Hi not looking for a definitive answer here but a bit puzzled as to what is going on or some pointers on config settings to look at
Running ES 6.3
10 node cluster, 5 warm, 5 hot
logstash indexes, being rotated every few hours, indexing rate ~2500/s, 5 shards, 1 replica. Search rate ~1-3 searches a second
one unrelated app index ~300mb total in size 5 shards, 1 replica. Indexing rate 0-1 a second, search rate 1-2 searches a second
All requests (read/write) hit hot nodes
Every once in a while, all search queues (14 threads, 1000 queue size) on all hot nodes fill up and start rejecting requests. During this period of time when looking at the elasticsearch overall and per node metrics we see CPU spiking well over 100% on all nodes. Only after we stop indexing and/or reduce the number of searches going on does the cluster eventually slow down
There is nothing in the slow search logs on any node during this time period
The only thing we can see is that this tends to occur 5-10m after logstash stops writing to a logstash index, creates a new one and starts writing there.... perhaps while concurrently one or more searches are in process (impossible to tell) as we have zero insight into the search queue contents.

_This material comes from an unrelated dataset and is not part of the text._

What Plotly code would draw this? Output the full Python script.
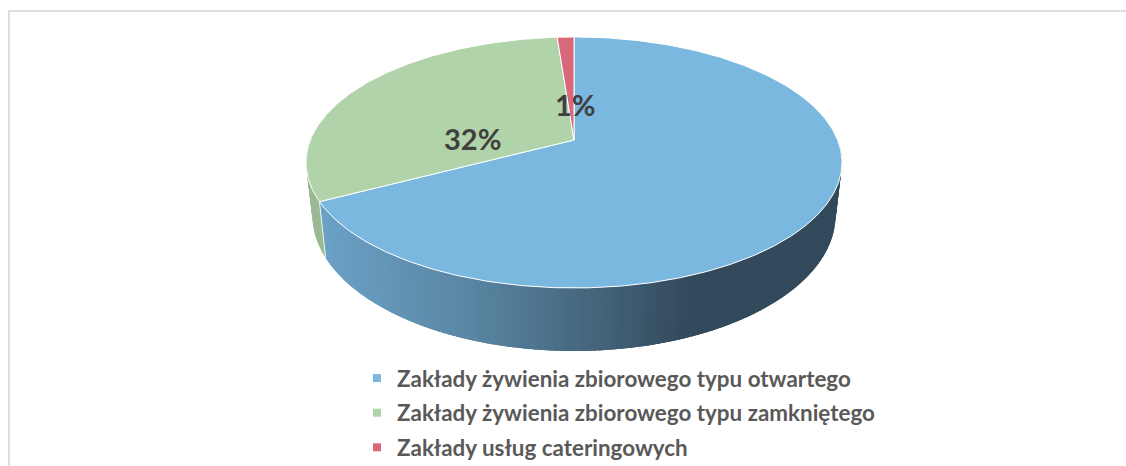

The same metrics do NOT show any increase in the search rate during this period, yet the search queues are maxed out.
This feels like some sort of blocking operation preventing searches is going on across the cluster during this period of time but cannot figure out what that would be. None of the known searches being executed take more than 500ms to max 3s to return typically. During this same period, watchers fail with timeouts as well.
Not really sure where to be begin looking. Any ideas appreciated.